William Richard “Dick” Blackman Young was born in Hastings, Sussex on 4 October 1894. He matriculated at Keble College, Oxford in 1912, and took a B.A., in absence in 1918. He served in the First World War as a Lieutenant in the Welsh Regiment, 1915-19. He left Arnold House soon after Waugh last saw him, perhaps over boy trouble too great for him to continue as a schoolmaster, since he had been an unenthusiastic solicitor for nine years by 1936, when, unsurprisingly, his indefatigable pursuit of little boys led to yet more serious trouble. A mother complained to the police that on 24 June he enticed her son to his London home with a promise of strawberries and cream, and there “sexually assaulted” him. It transpired he had also done something sexual with two others boys brought to him by another man a week earlier. On 17 July, he was sentenced to two months’ imprisonment (then a “serious punishment”, as the magistrate put it) for common assaults on the three boys, aged 8⅓, 9½ and 10¼ years. In 1963, Waugh tracked him down and obtained his permission to write about him as Grimes in A Little Learning.

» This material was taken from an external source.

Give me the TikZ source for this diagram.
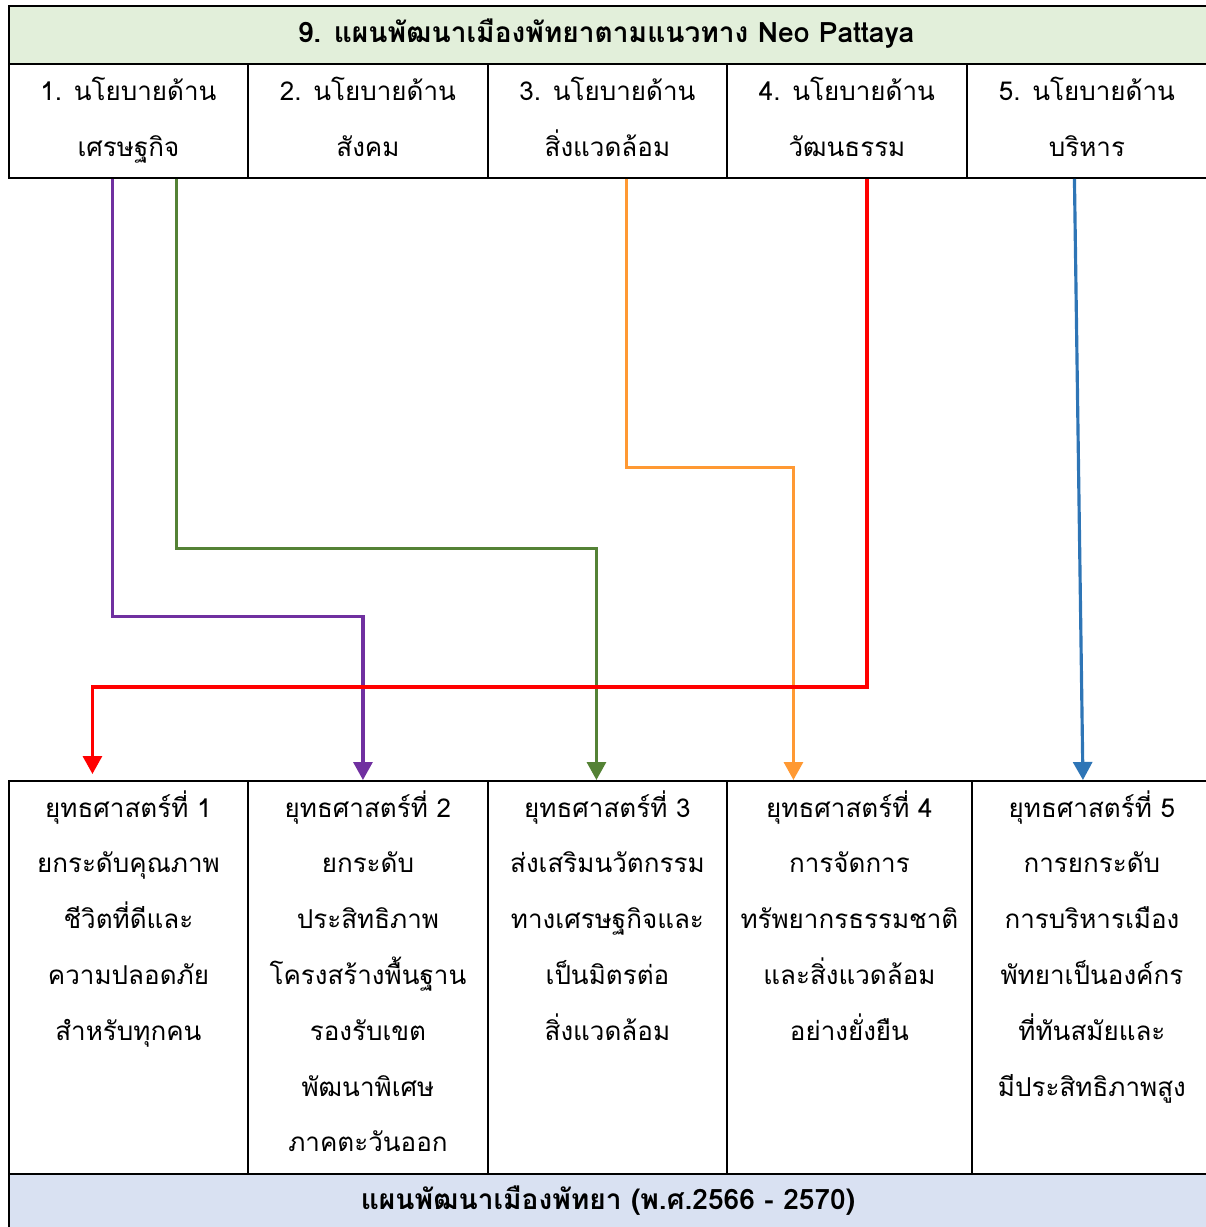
\documentclass[tikz,border=0pt]{standalone}
\usepackage{fontspec}
\setmainfont[Script=Thai]{Loma}
\usetikzlibrary{positioning,calc,arrows.meta}
\definecolor{headgreen}{HTML}{E2EFDA}
\definecolor{footblue}{HTML}{D9E1F2}
\definecolor{linepurple}{HTML}{7030A0}
\definecolor{linegreen}{HTML}{548235}
\definecolor{lineorange}{HTML}{FF9933}
\definecolor{linered}{HTML}{FF0000}
\definecolor{lineblue}{HTML}{2E75B6}
\tikzset{
  cell/.style={draw, line width=1.1pt, inner sep=0pt, anchor=north west},
  celltext/.style={align=center, inner sep=0pt, font=\fontsize{14.8pt}{31.75pt}\selectfont},
  link/.style={line width=1.8pt, -{Triangle[length=0.36cm, width=0.38cm]}},
}

\begin{document}
\begin{tikzpicture}[x=0.02cm, y=-0.02cm]
        \useasboundingbox (0,0) rectangle (1205,1227);
        % header and policies
        \node[cell, fill=headgreen, minimum width=24.1cm, minimum height=1.16cm] (head) at (8,5) {};
        \node[celltext, font=\bfseries\fontsize{16pt}{31.75pt}\selectfont] (headtxt) at (606,34) {9. แผนพัฒนาเมืองพัทยาตามแนวทาง Neo Pattaya};
        \node[cell, minimum width=4.78cm, minimum height=2.28cm] (pol1) at (8,63) {};
        \node[cell, minimum width=4.80cm, minimum height=2.28cm] (pol2) at (247,63) {};
        \node[cell, minimum width=4.78cm, minimum height=2.28cm] (pol3) at (487,63) {};
        \node[cell, minimum width=4.80cm, minimum height=2.28cm] (pol4) at (726,63) {};
        \node[cell, minimum width=4.90cm, minimum height=2.28cm] (pol5) at (966,63) {};
        \node[celltext] (pol1txt) at ([yshift=0.02cm]pol1) {1. นโยบายด้าน\\เศรษฐกิจ};
        \node[celltext] (pol2txt) at ([yshift=0.08cm]pol2) {2. นโยบายด้าน\\สังคม};
        \node[celltext] (pol3txt) at ([yshift=0.08cm]pol3) {3. นโยบายด้าน\\สิ่งแวดล้อม};
        \node[celltext] (pol4txt) at ([yshift=0.08cm]pol4) {4. นโยบายด้าน\\วัฒนธรรม};
        \node[celltext] (pol5txt) at ([xshift=-0.05cm,yshift=0.08cm]pol5) {5. นโยบายด้าน\\บริหาร};
        % strategies and footer
        \node[cell, minimum width=4.78cm, minimum height=7.86cm] (str1) at (8,780) {};
        \node[cell, minimum width=4.80cm, minimum height=7.86cm] (str2) at (247,780) {};
        \node[cell, minimum width=4.78cm, minimum height=7.86cm] (str3) at (487,780) {};
        \node[cell, minimum width=4.90cm, minimum height=7.86cm] (str4) at (726,780) {};
        \node[cell, minimum width=4.80cm, minimum height=7.86cm] (str5) at (971,780) {};
        \node[celltext, below=0.2cm of str1.north] (str1txt) {ยุทธศาสตร์ที่ 1\\ยกระดับคุณภาพ\\ชีวิตที่ดีและ\\ความปลอดภัย\\สำหรับทุกคน};
        \node[celltext, below=0.2cm of str2.north] (str2txt) {ยุทธศาสตร์ที่ 2\\ยกระดับ\\ประสิทธิภาพ\\โครงสร้างพื้นฐาน\\รองรับเขต\\พัฒนาพิเศษ\\ภาคตะวันออก};
        \node[celltext, below=0.2cm of str3.north] (str3txt) {ยุทธศาสตร์ที่ 3\\ส่งเสริมนวัตกรรม\\ทางเศรษฐกิจและ\\เป็นมิตรต่อ\\สิ่งแวดล้อม};
        \node[celltext, below=0.2cm of str4.north] (str4txt) {ยุทธศาสตร์ที่ 4\\การจัดการ\\ทรัพยากรธรรมชาติ\\และสิ่งแวดล้อม\\อย่างยั่งยืน};
        \node[celltext, below=0.2cm of str5.north] (str5txt) {ยุทธศาสตร์ที่ 5\\การยกระดับ\\การบริหารเมือง\\พัทยาเป็นองค์กร\\ที่ทันสมัยและ\\มีประสิทธิภาพสูง};
        \node[cell, fill=footblue, minimum width=24.1cm, minimum height=1.2cm] (foot) at (8,1173) {};
        \node[celltext, font=\bfseries\fontsize{16pt}{31.75pt}\selectfont] (foottxt) at (608,1201) {แผนพัฒนาเมืองพัทยา (พ.ศ.2566 - 2570)};
        % links
        \draw[link, linepurple] ($(pol1.south)+(-16,0)$) -- ++(0,438) -| ($(str2.north)+(-5,0)$);
        \draw[link, linegreen] ($(pol1.south)+(48,0)$) -- ++(0,370) -| ($(str3.north)+(-11,0)$);
        \draw[link, lineorange] ($(pol3.south)+(19,0)$) -- ++(0,289) -| ($(str4.north)+(-56,0)$);
        \draw[link, linered] ($(pol4.south)+(20,0)$) -- ++(0,508) -| ($(str1.north)+(-36,-6)$);
        \draw[link, lineblue] ($(pol5.south)+(-15,0)$) -- ($(str5.north)+(-9,0)$);
    \end{tikzpicture}
\end{document}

He was then living, “owing to some unfortunate speculations”, in the Saint Cross Alms Houses of noble poverty at Winchester, where he died there on 2 October 1971. His estate, valued at £58,557, included valuable German and Chelsea porcelain bequeathed to the Ashmolean Museum. (Probate calendar for 1971; death registrations for the last quarter of 1971; 1911 census of Coleshill Lodge,Amersham, Bucks.; West London Observer, 24 July 1936; The Diaries of Evelyn Waugh, 1976; The Letters of Evelyn Waugh, 1980).